Lonely Places, Dangerous Ground: Nicholas Ray in American Cinema (a collection of new essays on the director, co-edited with Will Scheibel; SUNY Press, 2014)
The director of such classic Hollywood films as In a Lonely Place, Johnny Guitar, and Rebel Without a Cause, Nicholas Ray nevertheless remained on the margins of the American studio system throughout his career, and despite his cult status among auteurist critics and cinephiles, he has also remained at the margins of film scholarship. Lonely Places, Dangerous Ground offers twenty new essays by international film historians and critics that explore the director’s place in the history of the Hollywood industry and in the larger institution of cinema, as well as a 1977 interview with Ray that has never before been published in its entirety in English. In addition to readings of Ray’s most celebrated films, the book provides a range of approaches to his life and work, engaging new questions of his cinematic authorship with areas that include history and culture, politics and society, gender and sexuality, style and genre, performance, technology, and popular music. The collection also looks at Ray’s lesser-known and underappreciated films, and devotes attention to the highly experimental We Can’t Go Home Again, his recently restored final film made in the 1970s with his students at Binghamton University, State University of New York. Rediscovering what Ray means to contemporary film studies, the essays show how his films continue to possess a vital power for film history and criticism, and for film culture.

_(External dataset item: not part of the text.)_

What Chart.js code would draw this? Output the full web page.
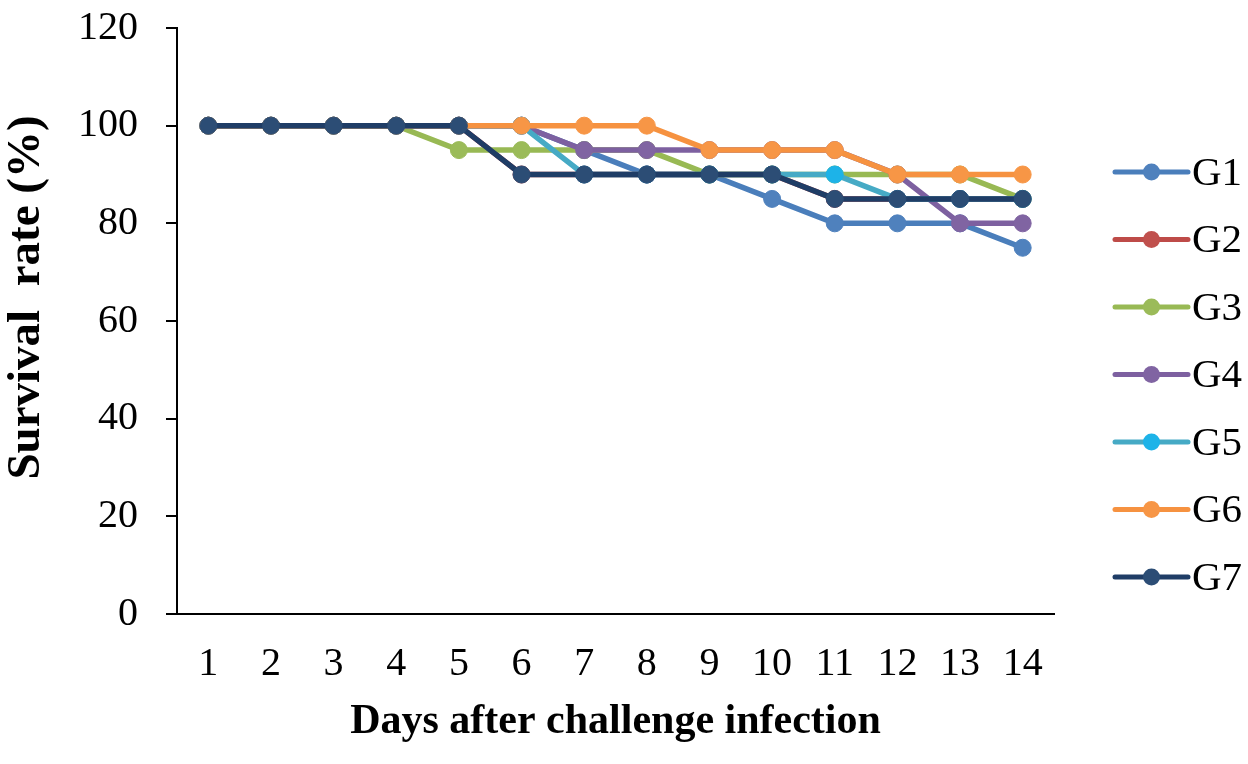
<!DOCTYPE html>
<html>
<head>
<meta charset="utf-8">
<script src="https://cdn.jsdelivr.net/npm/chart.js@4.4.1/dist/chart.umd.min.js"></script>
<style>
  html, body { margin: 0; padding: 0; background: #fff; }
  #chart { display: block; }
</style>
</head>
<body>
<canvas id="chart" width="1248" height="764"></canvas>
<script>
const days = ["1", "2", "3", "4", "5", "6", "7", "8", "9", "10", "11", "12", "13", "14"];
const yTicks = [0, 20, 40, 60, 80, 100, 120];

const seriesNames = ["G1", "G2", "G3", "G4", "G5", "G6", "G7"];
const g1 = [100, 100, 100, 100, 100, 100, 95, 90, 90, 85, 80, 80, 80, 75];
const g2 = [100, 100, 100, 100, 100, 90, 90, 90, 90, 90, 85, 85, 85, 85];
const g3 = [100, 100, 100, 100, 95, 95, 95, 95, 90, 90, 90, 90, 90, 85];
const g4 = [100, 100, 100, 100, 100, 100, 95, 95, 95, 95, 95, 90, 80, 80];
const g5 = [100, 100, 100, 100, 100, 100, 90, 90, 90, 90, 90, 85, 85, 85];
const g6 = [100, 100, 100, 100, 100, 100, 100, 100, 95, 95, 95, 90, 90, 90];
const g7 = [100, 100, 100, 100, 100, 90, 90, 90, 90, 90, 85, 85, 85, 85];

const lineColors = ["#4A7EBB", "#BE4B48", "#98B954", "#7D60A0", "#46AAC5", "#F69240", "#1F3D66"];
const pointColors = ["#4F81BD", "#C0504D", "#9BBB59", "#8064A2", "#1DB3E8", "#F79646", "#2C4D75"];

const font = "'Liberation Serif', 'DejaVu Serif', serif";

// Excel-style legend: a short line with a marker in the middle
const sideLegend = {
    id: 'sideLegend',
    afterDraw(chart) {
        const ctx = chart.ctx;
        const x0 = 1115, lineLen = 73, top = 172, step = 67.5;
        ctx.save();
        chart.data.datasets.forEach((ds, i) => {
            const y = top + i * step;
            ctx.strokeStyle = ds.borderColor;
            ctx.lineWidth = 5;
            ctx.lineCap = 'round';
            ctx.beginPath();
            ctx.moveTo(x0, y);
            ctx.lineTo(x0 + lineLen, y);
            ctx.stroke();
            ctx.fillStyle = ds.pointBackgroundColor;
            ctx.beginPath();
            ctx.arc(x0 + lineLen / 2, y, 8.5, 0, Math.PI * 2);
            ctx.fill();
            ctx.fillStyle = '#000';
            ctx.font = "41px " + font;
            ctx.textBaseline = 'middle';
            ctx.textAlign = 'left';
            ctx.fillText(ds.label, x0 + lineLen + 4, y + 2);
        });
        ctx.restore();
    }
};

const allSeries = [g1, g2, g3, g4, g5, g6, g7];

const datasets = allSeries.map((values, i) => ({
    label: seriesNames[i],
    data: values,
    borderColor: lineColors[i],
    backgroundColor: pointColors[i],
    pointBackgroundColor: pointColors[i],
    pointBorderColor: pointColors[i],
    borderWidth: 5.5,
    pointRadius: 8.5,
    pointBorderWidth: 1,
    pointHoverRadius: 8.5,
    tension: 0,
    order: allSeries.length - i   // later groups drawn on top
}));

new Chart(document.getElementById('chart'), {
    type: 'line',
    data: { labels: days, datasets: datasets },
    options: {
        responsive: false,
        animation: false,
        devicePixelRatio: 1,
        layout: { padding: { left: 3, right: 194, top: 28, bottom: 21 } },
        plugins: {
            legend: { display: false },
            tooltip: { enabled: false }
        },
        scales: {
            x: {
                type: 'category',
                offset: true,
                grid: { display: false, drawTicks: false },
                border: { display: true, color: '#000', width: 2 },
                ticks: { color: '#000', padding: 30, font: { family: font, size: 40, lineHeight: 1 } },
                title: {
                    display: true,
                    text: 'Days after challenge infection',
                    color: '#000',
                    padding: { top: 0, bottom: 0 },
                    font: { family: font, size: 42, weight: 'bold', lineHeight: 1 }
                },
                afterFit(scale) {
                    scale.height = 129;
                }
            },
            y: {
                min: 0,
                max: 120,
                afterBuildTicks(axis) {
                    axis.ticks = yTicks.map(v => ({ value: v }));
                },
                afterFit(scale) {
                    scale.paddingTop = 0;
                    scale.paddingBottom = 0;
                },
                grid: { drawOnChartArea: false, drawTicks: true, tickLength: 11, color: '#000', lineWidth: 2 },
                border: { display: true, color: '#000', width: 2 },
                ticks: { color: '#000', padding: 28, font: { family: font, size: 40, lineHeight: 1 } },
                title: {
                    display: true,
                    // leading spaces nudge the rotated title up, as in the original
                    text: '    Survival  rate (%)',
                    color: '#000',
                    padding: { top: 0, bottom: 0 },
                    font: { family: font, size: 47, weight: 'bold', lineHeight: 1 }
                }
            }
        }
    },
    plugins: [sideLegend]
});
</script>
</body>
</html>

Michael Mann: Crime Auteur (Scarecrow Press, 2013)
Michael Mann first made his mark as a writer for such television programs as Starsky and Hutch, Police Story, and Vegas. In 1981 he made his feature film directing debut with the James Caan thriller Thief, and in the 1980s he served as a writer and executive producer for the groundbreaking programs Miami Vice and Crime Story. Though he has delved into other genres, Mann’s career as a writer, producer, and director has consistently focused on criminal activity, from small-time hoods and professional thieves to corporate manipulators and serial killers.
In Michael Mann: Crime Auteur, Steven Rybin looks at the television programs and films that Mann has stamped with his personal signature. This book closely examines the themes and techniques used in films such as Manhunter, Heat, The Insider, and Collateral and connects these elements to his work on the non-genre films The Last of the Mohicans and Ali. A revised and significantly expanded edition of The Cinema of Michael Mann (2007), this book includes new chapters on Public Enemies and the big screen version of Miami Vice, as well as Mann’s work on the shows Crime Story and Luck.
[The first version of this book, The Cinema of Michael Mann, is still available and up-to-date through Mann’s 2006 film, Miami Vice.]
Terrence Malick and the Thought of Film (Lexington Books, 2011)
As the director of Badlands, Days of Heaven, The Thin Red Line, and The New World, Terrence Malick has created a remarkable body of work that enables imaginative acts of philosophical interpretation. Steven Rybin’s Terrence Malick and the Thought of Film looks closely at the dialogue between Malick’s films and our powers of thinking, showing how his work casts the philosophy of thinkers such as Stanley Cavell, Martin Heidegger, Walter Benjamin, André Bazin, Edgar Morin, and Immanuel Kant in new cinematic light.
With a special focus on how the voices of Malick’s characters move us to thought, Terrence Malick and the Thought of Film offers new readings of his films and places Malick’s work in the context of recent debates in the interdisciplinary field of film and philosophy. Rybin also provides a postscript on Malick’s The Tree of Life.